/---

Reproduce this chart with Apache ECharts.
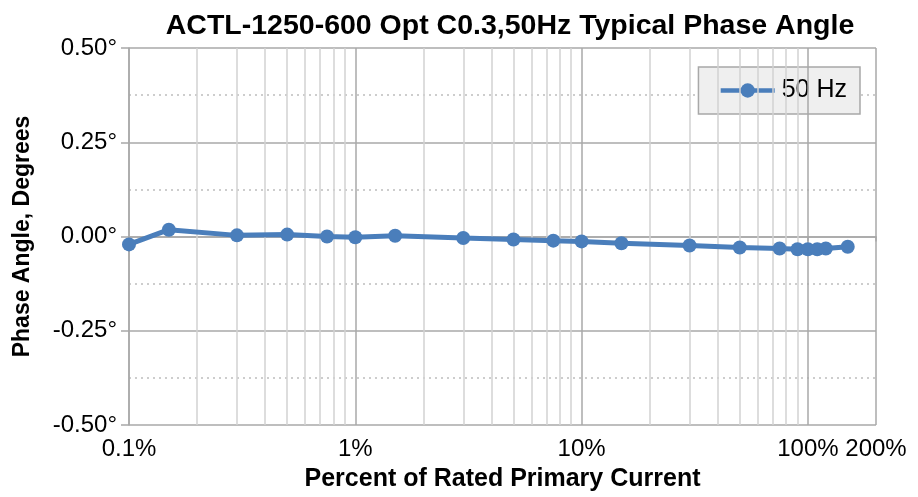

\---
/---

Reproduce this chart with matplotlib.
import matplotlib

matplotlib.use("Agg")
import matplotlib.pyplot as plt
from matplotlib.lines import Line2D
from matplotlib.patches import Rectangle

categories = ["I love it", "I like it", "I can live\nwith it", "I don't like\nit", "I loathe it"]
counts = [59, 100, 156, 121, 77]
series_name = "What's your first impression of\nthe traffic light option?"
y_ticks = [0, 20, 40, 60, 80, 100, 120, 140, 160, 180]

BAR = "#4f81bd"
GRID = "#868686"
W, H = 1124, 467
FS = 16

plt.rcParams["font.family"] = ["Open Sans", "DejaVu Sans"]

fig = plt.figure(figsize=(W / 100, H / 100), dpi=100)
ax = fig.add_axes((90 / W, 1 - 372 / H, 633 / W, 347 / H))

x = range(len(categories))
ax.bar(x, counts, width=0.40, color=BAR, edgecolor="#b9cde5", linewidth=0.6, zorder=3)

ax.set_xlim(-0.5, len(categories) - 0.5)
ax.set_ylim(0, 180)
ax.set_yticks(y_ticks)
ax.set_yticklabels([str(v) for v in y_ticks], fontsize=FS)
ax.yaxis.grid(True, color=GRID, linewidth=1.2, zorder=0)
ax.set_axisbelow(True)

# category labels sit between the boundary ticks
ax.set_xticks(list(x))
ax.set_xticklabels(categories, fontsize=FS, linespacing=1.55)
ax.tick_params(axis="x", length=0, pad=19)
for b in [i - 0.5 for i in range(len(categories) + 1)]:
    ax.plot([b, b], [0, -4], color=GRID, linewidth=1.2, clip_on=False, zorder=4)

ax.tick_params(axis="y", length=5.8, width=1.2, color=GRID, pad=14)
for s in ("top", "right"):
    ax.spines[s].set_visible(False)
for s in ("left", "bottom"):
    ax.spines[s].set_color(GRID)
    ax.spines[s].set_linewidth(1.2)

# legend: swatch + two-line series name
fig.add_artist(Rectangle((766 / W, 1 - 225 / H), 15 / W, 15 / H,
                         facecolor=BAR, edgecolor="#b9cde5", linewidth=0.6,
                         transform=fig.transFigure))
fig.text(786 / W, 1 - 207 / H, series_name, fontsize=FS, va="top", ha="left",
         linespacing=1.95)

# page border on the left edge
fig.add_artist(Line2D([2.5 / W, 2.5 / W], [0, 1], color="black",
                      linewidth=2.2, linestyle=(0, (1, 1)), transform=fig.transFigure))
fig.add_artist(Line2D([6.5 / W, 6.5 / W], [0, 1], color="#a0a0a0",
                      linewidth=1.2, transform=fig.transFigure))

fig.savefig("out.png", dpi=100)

\---

Directions: In the records above, how many lines include "Reproduce"? Give that number and nothing more.

Response to the exercise: 2